• **INSTRUCTIONS FOR THE TASK**
Reproduce nothing but the lines from the one with "What React, TypeScript" through the one with "import * as", exactly and with both ends. Omit pictures.

• **INPUT**
%%
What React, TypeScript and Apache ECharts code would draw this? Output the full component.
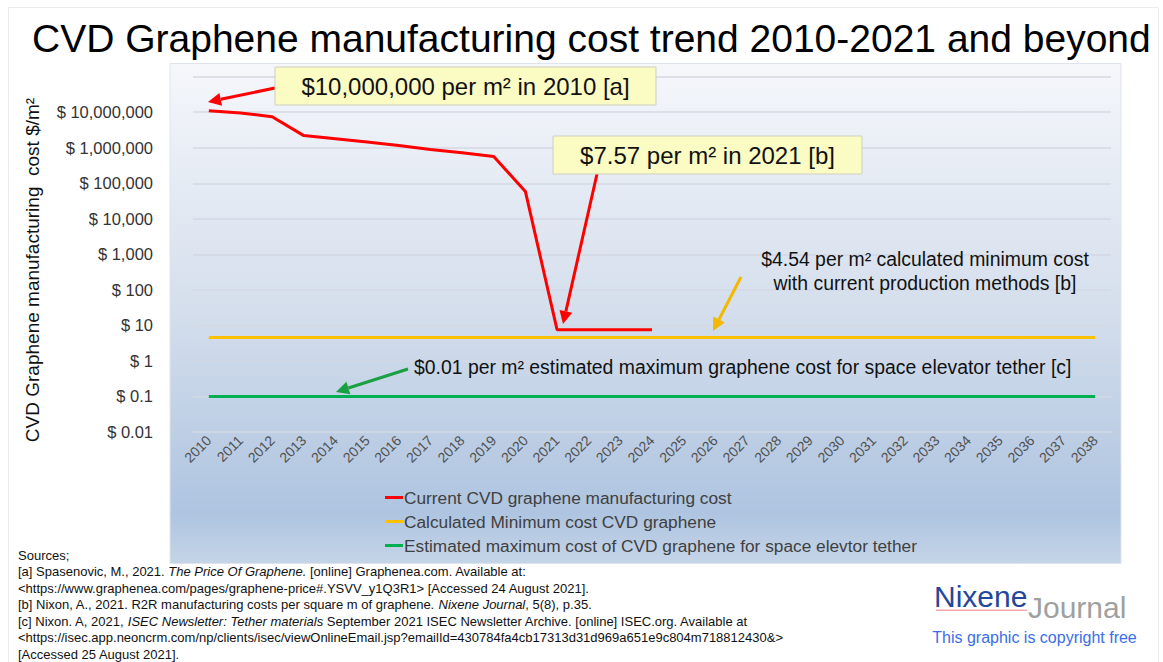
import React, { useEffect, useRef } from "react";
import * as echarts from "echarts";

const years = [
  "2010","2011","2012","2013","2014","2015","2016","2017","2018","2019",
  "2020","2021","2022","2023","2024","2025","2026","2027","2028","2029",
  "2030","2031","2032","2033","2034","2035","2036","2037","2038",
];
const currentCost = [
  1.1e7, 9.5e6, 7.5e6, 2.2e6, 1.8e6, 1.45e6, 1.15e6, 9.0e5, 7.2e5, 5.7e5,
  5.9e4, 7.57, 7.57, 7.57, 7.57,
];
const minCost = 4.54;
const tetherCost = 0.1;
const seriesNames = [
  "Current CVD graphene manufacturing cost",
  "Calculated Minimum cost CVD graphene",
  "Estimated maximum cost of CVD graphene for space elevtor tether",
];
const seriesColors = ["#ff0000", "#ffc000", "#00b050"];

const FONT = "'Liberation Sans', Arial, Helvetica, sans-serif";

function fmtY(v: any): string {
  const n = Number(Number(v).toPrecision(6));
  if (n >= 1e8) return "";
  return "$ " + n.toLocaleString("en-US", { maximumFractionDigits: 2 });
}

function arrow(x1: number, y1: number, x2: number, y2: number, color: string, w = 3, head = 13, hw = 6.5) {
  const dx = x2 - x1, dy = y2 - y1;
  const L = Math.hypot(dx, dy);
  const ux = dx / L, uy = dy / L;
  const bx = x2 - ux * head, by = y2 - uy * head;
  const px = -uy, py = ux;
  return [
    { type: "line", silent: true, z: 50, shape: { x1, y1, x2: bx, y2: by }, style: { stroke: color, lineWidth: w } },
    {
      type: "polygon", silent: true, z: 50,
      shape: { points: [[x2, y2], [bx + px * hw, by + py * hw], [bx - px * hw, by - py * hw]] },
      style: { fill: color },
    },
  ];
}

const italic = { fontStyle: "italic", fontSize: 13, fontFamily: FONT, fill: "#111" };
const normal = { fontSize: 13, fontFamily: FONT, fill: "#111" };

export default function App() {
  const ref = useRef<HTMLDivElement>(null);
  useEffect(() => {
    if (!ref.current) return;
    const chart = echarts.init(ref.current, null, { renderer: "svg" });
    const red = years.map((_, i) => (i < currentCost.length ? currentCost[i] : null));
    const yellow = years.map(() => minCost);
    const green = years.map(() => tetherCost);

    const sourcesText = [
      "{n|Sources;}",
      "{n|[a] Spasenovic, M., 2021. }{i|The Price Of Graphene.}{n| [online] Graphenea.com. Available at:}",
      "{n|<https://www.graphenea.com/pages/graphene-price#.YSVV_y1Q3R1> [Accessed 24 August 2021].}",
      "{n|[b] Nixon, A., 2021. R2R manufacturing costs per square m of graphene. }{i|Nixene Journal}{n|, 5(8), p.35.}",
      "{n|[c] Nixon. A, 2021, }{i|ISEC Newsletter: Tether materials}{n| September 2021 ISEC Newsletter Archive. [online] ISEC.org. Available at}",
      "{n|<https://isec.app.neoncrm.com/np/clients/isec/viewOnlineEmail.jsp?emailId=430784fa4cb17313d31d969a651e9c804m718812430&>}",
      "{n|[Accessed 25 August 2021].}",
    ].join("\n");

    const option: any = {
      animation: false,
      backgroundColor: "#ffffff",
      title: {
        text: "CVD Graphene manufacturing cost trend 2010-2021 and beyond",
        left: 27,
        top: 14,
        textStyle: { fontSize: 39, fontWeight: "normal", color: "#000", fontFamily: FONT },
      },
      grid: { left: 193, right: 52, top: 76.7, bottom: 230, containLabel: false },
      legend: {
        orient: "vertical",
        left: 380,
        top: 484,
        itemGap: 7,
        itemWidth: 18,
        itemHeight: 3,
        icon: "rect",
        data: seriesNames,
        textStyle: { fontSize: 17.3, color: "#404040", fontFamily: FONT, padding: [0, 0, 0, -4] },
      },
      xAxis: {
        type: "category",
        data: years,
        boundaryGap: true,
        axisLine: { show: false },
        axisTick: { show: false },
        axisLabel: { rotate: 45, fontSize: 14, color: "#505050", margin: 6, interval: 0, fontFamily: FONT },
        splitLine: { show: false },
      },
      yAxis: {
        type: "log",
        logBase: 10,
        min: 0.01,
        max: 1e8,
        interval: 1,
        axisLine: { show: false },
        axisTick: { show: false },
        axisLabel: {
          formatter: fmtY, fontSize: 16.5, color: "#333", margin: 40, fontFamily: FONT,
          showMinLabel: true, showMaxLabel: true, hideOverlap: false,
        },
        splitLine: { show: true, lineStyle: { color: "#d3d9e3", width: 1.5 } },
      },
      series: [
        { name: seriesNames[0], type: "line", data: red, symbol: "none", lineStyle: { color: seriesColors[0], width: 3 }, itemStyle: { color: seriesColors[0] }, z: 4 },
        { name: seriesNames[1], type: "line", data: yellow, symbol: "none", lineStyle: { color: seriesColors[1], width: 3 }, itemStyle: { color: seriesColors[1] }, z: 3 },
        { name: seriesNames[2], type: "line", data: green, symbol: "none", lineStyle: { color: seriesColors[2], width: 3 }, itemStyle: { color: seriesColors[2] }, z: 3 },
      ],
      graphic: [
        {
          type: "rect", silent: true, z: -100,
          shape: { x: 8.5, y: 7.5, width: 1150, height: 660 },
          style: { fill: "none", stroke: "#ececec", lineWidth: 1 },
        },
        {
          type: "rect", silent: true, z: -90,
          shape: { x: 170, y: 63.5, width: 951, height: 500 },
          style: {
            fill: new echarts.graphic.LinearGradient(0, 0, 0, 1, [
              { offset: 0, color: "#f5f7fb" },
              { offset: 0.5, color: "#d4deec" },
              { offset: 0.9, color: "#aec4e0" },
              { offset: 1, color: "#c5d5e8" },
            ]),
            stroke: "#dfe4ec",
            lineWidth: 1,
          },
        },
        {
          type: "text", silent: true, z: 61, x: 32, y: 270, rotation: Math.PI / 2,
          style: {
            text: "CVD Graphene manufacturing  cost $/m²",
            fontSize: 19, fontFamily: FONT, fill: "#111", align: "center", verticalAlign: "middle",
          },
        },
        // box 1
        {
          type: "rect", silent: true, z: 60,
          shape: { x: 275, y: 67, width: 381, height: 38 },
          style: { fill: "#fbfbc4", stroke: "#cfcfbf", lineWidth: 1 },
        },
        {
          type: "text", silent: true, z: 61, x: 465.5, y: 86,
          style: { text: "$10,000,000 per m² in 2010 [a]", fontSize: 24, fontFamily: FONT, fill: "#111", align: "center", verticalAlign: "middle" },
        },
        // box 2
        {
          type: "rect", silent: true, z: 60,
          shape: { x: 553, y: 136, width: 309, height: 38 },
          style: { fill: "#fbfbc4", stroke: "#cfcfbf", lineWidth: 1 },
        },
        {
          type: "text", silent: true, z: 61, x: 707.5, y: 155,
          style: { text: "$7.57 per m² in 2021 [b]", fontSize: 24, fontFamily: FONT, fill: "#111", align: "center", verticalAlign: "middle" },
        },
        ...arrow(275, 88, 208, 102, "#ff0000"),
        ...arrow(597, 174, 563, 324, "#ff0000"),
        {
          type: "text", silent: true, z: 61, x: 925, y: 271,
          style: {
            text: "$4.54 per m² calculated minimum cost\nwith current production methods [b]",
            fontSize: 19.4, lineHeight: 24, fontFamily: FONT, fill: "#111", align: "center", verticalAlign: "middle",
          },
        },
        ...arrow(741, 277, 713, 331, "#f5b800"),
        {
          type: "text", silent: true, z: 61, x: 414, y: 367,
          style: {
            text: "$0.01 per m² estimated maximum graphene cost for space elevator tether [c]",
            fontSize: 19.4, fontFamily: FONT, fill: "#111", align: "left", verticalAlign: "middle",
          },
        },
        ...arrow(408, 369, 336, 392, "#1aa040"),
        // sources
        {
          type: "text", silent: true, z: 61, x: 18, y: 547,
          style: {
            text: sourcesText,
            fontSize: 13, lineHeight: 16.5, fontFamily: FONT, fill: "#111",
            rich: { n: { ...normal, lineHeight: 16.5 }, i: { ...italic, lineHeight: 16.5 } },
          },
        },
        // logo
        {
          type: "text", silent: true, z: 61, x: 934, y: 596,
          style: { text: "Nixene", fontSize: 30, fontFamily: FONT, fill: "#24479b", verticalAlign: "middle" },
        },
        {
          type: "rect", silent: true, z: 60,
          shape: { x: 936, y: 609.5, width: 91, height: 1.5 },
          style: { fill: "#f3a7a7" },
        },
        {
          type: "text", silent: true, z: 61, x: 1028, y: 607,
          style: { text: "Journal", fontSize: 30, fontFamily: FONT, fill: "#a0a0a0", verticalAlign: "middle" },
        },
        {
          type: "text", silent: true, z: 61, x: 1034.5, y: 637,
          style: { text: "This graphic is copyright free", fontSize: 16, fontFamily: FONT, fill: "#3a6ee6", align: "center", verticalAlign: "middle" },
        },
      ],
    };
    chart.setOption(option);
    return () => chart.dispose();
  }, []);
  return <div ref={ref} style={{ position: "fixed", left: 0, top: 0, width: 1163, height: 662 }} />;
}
%%
%%
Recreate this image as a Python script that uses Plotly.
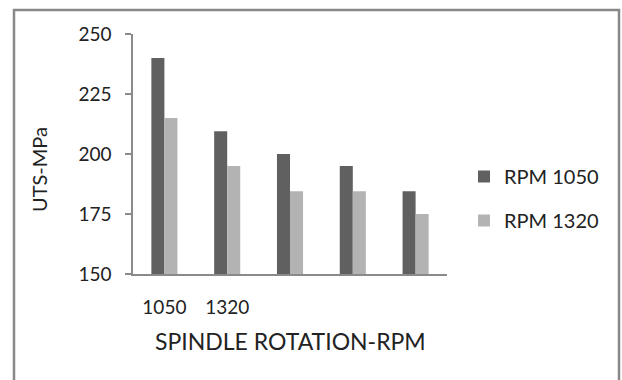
%%
• **TASK OUTPUT**
What React, TypeScript and Apache ECharts code would draw this? Output the full component.
import React, { useEffect, useRef } from "react";
import * as echarts from "echarts";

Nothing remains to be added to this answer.